(Recorded data)

——————

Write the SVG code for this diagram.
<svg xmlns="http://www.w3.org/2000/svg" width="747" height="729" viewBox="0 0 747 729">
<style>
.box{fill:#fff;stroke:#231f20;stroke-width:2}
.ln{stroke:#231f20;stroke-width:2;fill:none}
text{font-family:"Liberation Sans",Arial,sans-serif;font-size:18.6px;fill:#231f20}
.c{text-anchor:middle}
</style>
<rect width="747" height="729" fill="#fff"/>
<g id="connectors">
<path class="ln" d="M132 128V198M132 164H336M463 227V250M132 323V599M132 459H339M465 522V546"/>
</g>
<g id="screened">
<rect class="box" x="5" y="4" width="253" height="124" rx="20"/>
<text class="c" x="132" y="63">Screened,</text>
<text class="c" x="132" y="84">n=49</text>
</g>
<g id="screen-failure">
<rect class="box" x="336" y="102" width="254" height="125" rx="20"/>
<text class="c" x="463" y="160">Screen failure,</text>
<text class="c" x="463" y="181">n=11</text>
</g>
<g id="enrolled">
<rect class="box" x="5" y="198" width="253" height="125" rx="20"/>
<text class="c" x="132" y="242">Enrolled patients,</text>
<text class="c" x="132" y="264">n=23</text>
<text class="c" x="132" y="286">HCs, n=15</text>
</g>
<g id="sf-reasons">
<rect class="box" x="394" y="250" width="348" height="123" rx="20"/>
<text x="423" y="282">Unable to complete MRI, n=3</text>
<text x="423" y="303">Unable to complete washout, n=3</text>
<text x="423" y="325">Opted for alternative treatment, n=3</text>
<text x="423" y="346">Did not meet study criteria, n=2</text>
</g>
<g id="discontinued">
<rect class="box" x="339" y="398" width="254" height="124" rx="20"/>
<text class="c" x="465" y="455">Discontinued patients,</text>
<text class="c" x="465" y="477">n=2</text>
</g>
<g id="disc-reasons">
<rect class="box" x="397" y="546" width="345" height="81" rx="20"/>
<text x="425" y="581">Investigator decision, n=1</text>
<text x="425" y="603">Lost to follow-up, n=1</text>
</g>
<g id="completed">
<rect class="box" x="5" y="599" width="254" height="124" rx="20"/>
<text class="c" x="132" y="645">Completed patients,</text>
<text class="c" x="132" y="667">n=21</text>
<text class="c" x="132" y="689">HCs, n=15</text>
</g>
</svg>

——————

(Written task) Transcribe the whole listing with nothing added or left out.

(Correct result)
Write the SVG code for this diagram.
<svg xmlns="http://www.w3.org/2000/svg" width="747" height="729" viewBox="0 0 747 729">
<style>
.box{fill:#fff;stroke:#231f20;stroke-width:2}
.ln{stroke:#231f20;stroke-width:2;fill:none}
text{font-family:"Liberation Sans",Arial,sans-serif;font-size:18.6px;fill:#231f20}
.c{text-anchor:middle}
</style>
<rect width="747" height="729" fill="#fff"/>
<g id="connectors">
<path class="ln" d="M132 128V198M132 164H336M463 227V250M132 323V599M132 459H339M465 522V546"/>
</g>
<g id="screened">
<rect class="box" x="5" y="4" width="253" height="124" rx="20"/>
<text class="c" x="132" y="63">Screened,</text>
<text class="c" x="132" y="84">n=49</text>
</g>
<g id="screen-failure">
<rect class="box" x="336" y="102" width="254" height="125" rx="20"/>
<text class="c" x="463" y="160">Screen failure,</text>
<text class="c" x="463" y="181">n=11</text>
</g>
<g id="enrolled">
<rect class="box" x="5" y="198" width="253" height="125" rx="20"/>
<text class="c" x="132" y="242">Enrolled patients,</text>
<text class="c" x="132" y="264">n=23</text>
<text class="c" x="132" y="286">HCs, n=15</text>
</g>
<g id="sf-reasons">
<rect class="box" x="394" y="250" width="348" height="123" rx="20"/>
<text x="423" y="282">Unable to complete MRI, n=3</text>
<text x="423" y="303">Unable to complete washout, n=3</text>
<text x="423" y="325">Opted for alternative treatment, n=3</text>
<text x="423" y="346">Did not meet study criteria, n=2</text>
</g>
<g id="discontinued">
<rect class="box" x="339" y="398" width="254" height="124" rx="20"/>
<text class="c" x="465" y="455">Discontinued patients,</text>
<text class="c" x="465" y="477">n=2</text>
</g>
<g id="disc-reasons">
<rect class="box" x="397" y="546" width="345" height="81" rx="20"/>
<text x="425" y="581">Investigator decision, n=1</text>
<text x="425" y="603">Lost to follow-up, n=1</text>
</g>
<g id="completed">
<rect class="box" x="5" y="599" width="254" height="124" rx="20"/>
<text class="c" x="132" y="645">Completed patients,</text>
<text class="c" x="132" y="667">n=21</text>
<text class="c" x="132" y="689">HCs, n=15</text>
</g>
</svg>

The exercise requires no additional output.